═════ Data extract

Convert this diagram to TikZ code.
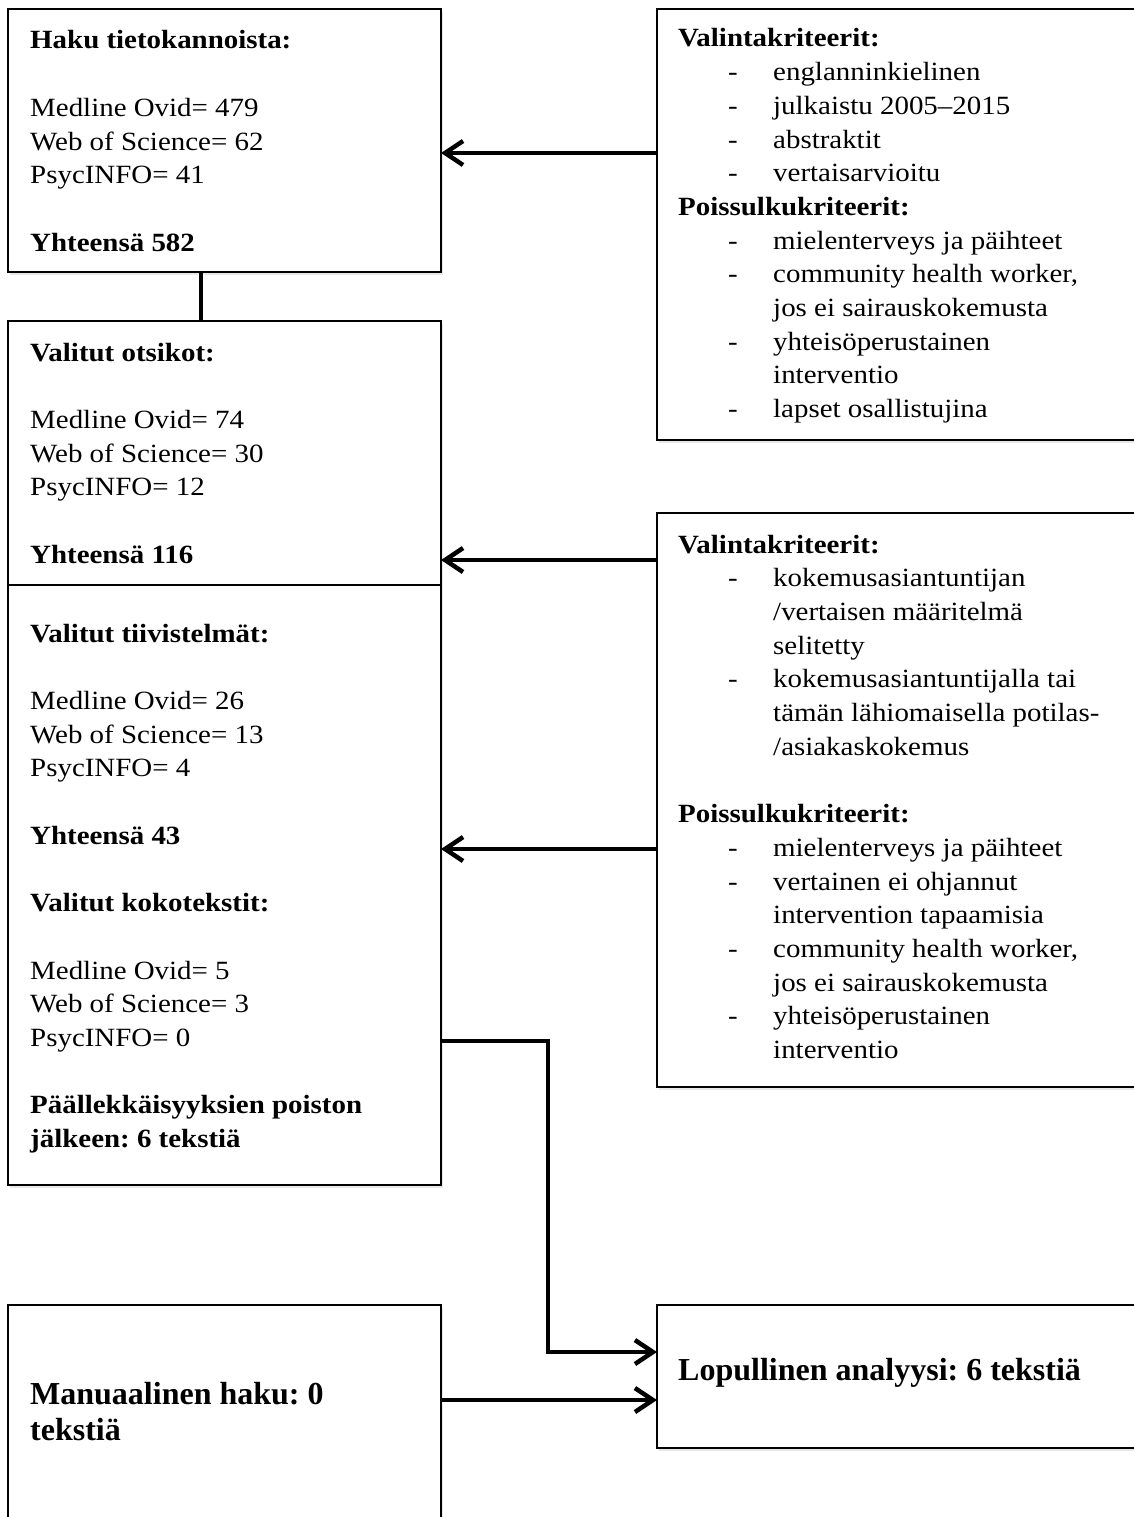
\documentclass[tikz,border=0pt]{standalone}
\usepackage{fontspec}
\setmainfont{Liberation Serif}[FakeStretch=1.1]
\newfontfamily\bigserif{Liberation Serif}
\usetikzlibrary{arrows.meta,shadows}
\frenchspacing
\newcommand\tline[1]{\hbox{#1}}
\newcommand\titm[1]{\hbox{\hbox to 95pt{\hskip 50pt -\hfil}#1}}
\newcommand\tcnt[1]{\hbox{\hskip 95pt #1}}
\newcommand\blk{\hbox{}}
\tikzset{
  box/.style={draw, line width=2pt, fill=white, rectangle, inner sep=0pt, outer sep=0pt, anchor=north west,
    drop shadow={opacity=0.18, shadow xshift=2pt, shadow yshift=-3pt}},
  txt/.style={anchor=base west, inner sep=0pt, font=\frenchspacing\fontsize{26.3}{33.7}\selectfont},
  bigtxt/.style={anchor=base west, inner sep=0pt, font=\frenchspacing\bigserif\bfseries\fontsize{32}{36.5}\selectfont},
  conn/.style={line width=4.5pt},
  arr/.style={line width=4.5pt, -{Straight Barb[length=18pt, width=24pt]}}
}
\begin{document}
\begin{tikzpicture}[x=1pt, y=-1pt]
\useasboundingbox (0,0) rectangle (1134,1517);
% boxes
\node[box, minimum width=433pt, minimum height=263pt] (b1) at (8,9) {};
\node[box, minimum width=433pt, minimum height=264pt] (b2) at (8,321) {};
\node[box, minimum width=433pt, minimum height=600pt] (b3) at (8,585) {};
\node[box, minimum width=433pt, minimum height=240pt] (b4) at (8,1305) {};
\node[box, minimum width=500pt, minimum height=431pt] (r1) at (657,9) {};
\node[box, minimum width=500pt, minimum height=574pt] (r2) at (657,513) {};
\node[box, minimum width=500pt, minimum height=143pt] (r3) at (657,1305) {};
% texts
\node[txt] (t1) at (30,49) {\vtop{%
  \tline{\textbf{Haku tietokannoista:}}\blk
  \tline{Medline Ovid= 479}\tline{Web of Science= 62}\tline{PsycINFO= 41}\blk
  \tline{\textbf{Yhteensä 582}}}};
\node[txt] (t2) at (30,361) {\vtop{%
  \tline{\textbf{Valitut otsikot:}}\blk
  \tline{Medline Ovid= 74}\tline{Web of Science= 30}\tline{PsycINFO= 12}\blk
  \tline{\textbf{Yhteensä 116}}}};
\node[txt] (t3) at (30,642) {\vtop{%
  \tline{\textbf{Valitut tiivistelmät:}}\blk
  \tline{Medline Ovid= 26}\tline{Web of Science= 13}\tline{PsycINFO= 4}\blk
  \tline{\textbf{Yhteensä 43}}\blk
  \tline{\textbf{Valitut kokotekstit:}}\blk
  \tline{Medline Ovid= 5}\tline{Web of Science= 3}\tline{PsycINFO= 0}\blk
  \tline{\textbf{Päällekkäisyyksien poiston}}
  \tline{\textbf{jälkeen: 6 tekstiä}}}};
\node[txt] (tr1) at (678,47) {\vtop{%
  \tline{\textbf{Valintakriteerit:}}
  \titm{englanninkielinen}
  \titm{julkaistu 2005–2015}
  \titm{abstraktit}
  \titm{vertaisarvioitu}
  \tline{\textbf{Poissulkukriteerit:}}
  \titm{mielenterveys ja päihteet}
  \titm{community health worker,}
  \tcnt{jos ei sairauskokemusta}
  \titm{yhteisöperustainen}
  \tcnt{interventio}
  \titm{lapset osallistujina}}};
\node[txt] (tr2) at (678,553) {\vtop{%
  \tline{\textbf{Valintakriteerit:}}
  \titm{kokemusasiantuntijan}
  \tcnt{/vertaisen määritelmä}
  \tcnt{selitetty}
  \titm{kokemusasiantuntijalla tai}
  \tcnt{tämän lähiomaisella potilas-}
  \tcnt{/asiakaskokemus}\blk
  \tline{\textbf{Poissulkukriteerit:}}
  \titm{mielenterveys ja päihteet}
  \titm{vertainen ei ohjannut}
  \tcnt{intervention tapaamisia}
  \titm{community health worker,}
  \tcnt{jos ei sairauskokemusta}
  \titm{yhteisöperustainen}
  \tcnt{interventio}}};
\node[bigtxt] (tr3) at (678,1380) {Lopullinen analyysi: 6 tekstiä};
\node[bigtxt] (t4a) at (30,1404) {Manuaalinen haku: 0};
\node[bigtxt] (t4b) at (30,1440) {tekstiä};
% connectors
\draw[conn] (b1.south -| 201,0) -- (b2.north -| 201,0);
\draw[arr] (r1.west |- 0,153) -- (b1.east |- 0,153);
\draw[arr] (r2.west |- 0,560) -- (b2.east |- 0,560);
\draw[arr] (r2.west |- 0,849) -- (b3.east |- 0,849);
\draw[arr] (b3.east |- 0,1041) -| (548,1352) -- (r3.west |- 0,1352);
\draw[arr] (b4.east |- 0,1400) -- (r3.west |- 0,1400);
\end{tikzpicture}
\end{document}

══════════

Short problem:
Copy the material above in full and exactly, skipping pictures.

Problem solution:
Convert this diagram to TikZ code.
\documentclass[tikz,border=0pt]{standalone}
\usepackage{fontspec}
\setmainfont{Liberation Serif}[FakeStretch=1.1]
\newfontfamily\bigserif{Liberation Serif}
\usetikzlibrary{arrows.meta,shadows}
\frenchspacing
\newcommand\tline[1]{\hbox{#1}}
\newcommand\titm[1]{\hbox{\hbox to 95pt{\hskip 50pt -\hfil}#1}}
\newcommand\tcnt[1]{\hbox{\hskip 95pt #1}}
\newcommand\blk{\hbox{}}
\tikzset{
  box/.style={draw, line width=2pt, fill=white, rectangle, inner sep=0pt, outer sep=0pt, anchor=north west,
    drop shadow={opacity=0.18, shadow xshift=2pt, shadow yshift=-3pt}},
  txt/.style={anchor=base west, inner sep=0pt, font=\frenchspacing\fontsize{26.3}{33.7}\selectfont},
  bigtxt/.style={anchor=base west, inner sep=0pt, font=\frenchspacing\bigserif\bfseries\fontsize{32}{36.5}\selectfont},
  conn/.style={line width=4.5pt},
  arr/.style={line width=4.5pt, -{Straight Barb[length=18pt, width=24pt]}}
}
\begin{document}
\begin{tikzpicture}[x=1pt, y=-1pt]
\useasboundingbox (0,0) rectangle (1134,1517);
% boxes
\node[box, minimum width=433pt, minimum height=263pt] (b1) at (8,9) {};
\node[box, minimum width=433pt, minimum height=264pt] (b2) at (8,321) {};
\node[box, minimum width=433pt, minimum height=600pt] (b3) at (8,585) {};
\node[box, minimum width=433pt, minimum height=240pt] (b4) at (8,1305) {};
\node[box, minimum width=500pt, minimum height=431pt] (r1) at (657,9) {};
\node[box, minimum width=500pt, minimum height=574pt] (r2) at (657,513) {};
\node[box, minimum width=500pt, minimum height=143pt] (r3) at (657,1305) {};
% texts
\node[txt] (t1) at (30,49) {\vtop{%
  \tline{\textbf{Haku tietokannoista:}}\blk
  \tline{Medline Ovid= 479}\tline{Web of Science= 62}\tline{PsycINFO= 41}\blk
  \tline{\textbf{Yhteensä 582}}}};
\node[txt] (t2) at (30,361) {\vtop{%
  \tline{\textbf{Valitut otsikot:}}\blk
  \tline{Medline Ovid= 74}\tline{Web of Science= 30}\tline{PsycINFO= 12}\blk
  \tline{\textbf{Yhteensä 116}}}};
\node[txt] (t3) at (30,642) {\vtop{%
  \tline{\textbf{Valitut tiivistelmät:}}\blk
  \tline{Medline Ovid= 26}\tline{Web of Science= 13}\tline{PsycINFO= 4}\blk
  \tline{\textbf{Yhteensä 43}}\blk
  \tline{\textbf{Valitut kokotekstit:}}\blk
  \tline{Medline Ovid= 5}\tline{Web of Science= 3}\tline{PsycINFO= 0}\blk
  \tline{\textbf{Päällekkäisyyksien poiston}}
  \tline{\textbf{jälkeen: 6 tekstiä}}}};
\node[txt] (tr1) at (678,47) {\vtop{%
  \tline{\textbf{Valintakriteerit:}}
  \titm{englanninkielinen}
  \titm{julkaistu 2005–2015}
  \titm{abstraktit}
  \titm{vertaisarvioitu}
  \tline{\textbf{Poissulkukriteerit:}}
  \titm{mielenterveys ja päihteet}
  \titm{community health worker,}
  \tcnt{jos ei sairauskokemusta}
  \titm{yhteisöperustainen}
  \tcnt{interventio}
  \titm{lapset osallistujina}}};
\node[txt] (tr2) at (678,553) {\vtop{%
  \tline{\textbf{Valintakriteerit:}}
  \titm{kokemusasiantuntijan}
  \tcnt{/vertaisen määritelmä}
  \tcnt{selitetty}
  \titm{kokemusasiantuntijalla tai}
  \tcnt{tämän lähiomaisella potilas-}
  \tcnt{/asiakaskokemus}\blk
  \tline{\textbf{Poissulkukriteerit:}}
  \titm{mielenterveys ja päihteet}
  \titm{vertainen ei ohjannut}
  \tcnt{intervention tapaamisia}
  \titm{community health worker,}
  \tcnt{jos ei sairauskokemusta}
  \titm{yhteisöperustainen}
  \tcnt{interventio}}};
\node[bigtxt] (tr3) at (678,1380) {Lopullinen analyysi: 6 tekstiä};
\node[bigtxt] (t4a) at (30,1404) {Manuaalinen haku: 0};
\node[bigtxt] (t4b) at (30,1440) {tekstiä};
% connectors
\draw[conn] (b1.south -| 201,0) -- (b2.north -| 201,0);
\draw[arr] (r1.west |- 0,153) -- (b1.east |- 0,153);
\draw[arr] (r2.west |- 0,560) -- (b2.east |- 0,560);
\draw[arr] (r2.west |- 0,849) -- (b3.east |- 0,849);
\draw[arr] (b3.east |- 0,1041) -| (548,1352) -- (r3.west |- 0,1352);
\draw[arr] (b4.east |- 0,1400) -- (r3.west |- 0,1400);
\end{tikzpicture}
\end{document}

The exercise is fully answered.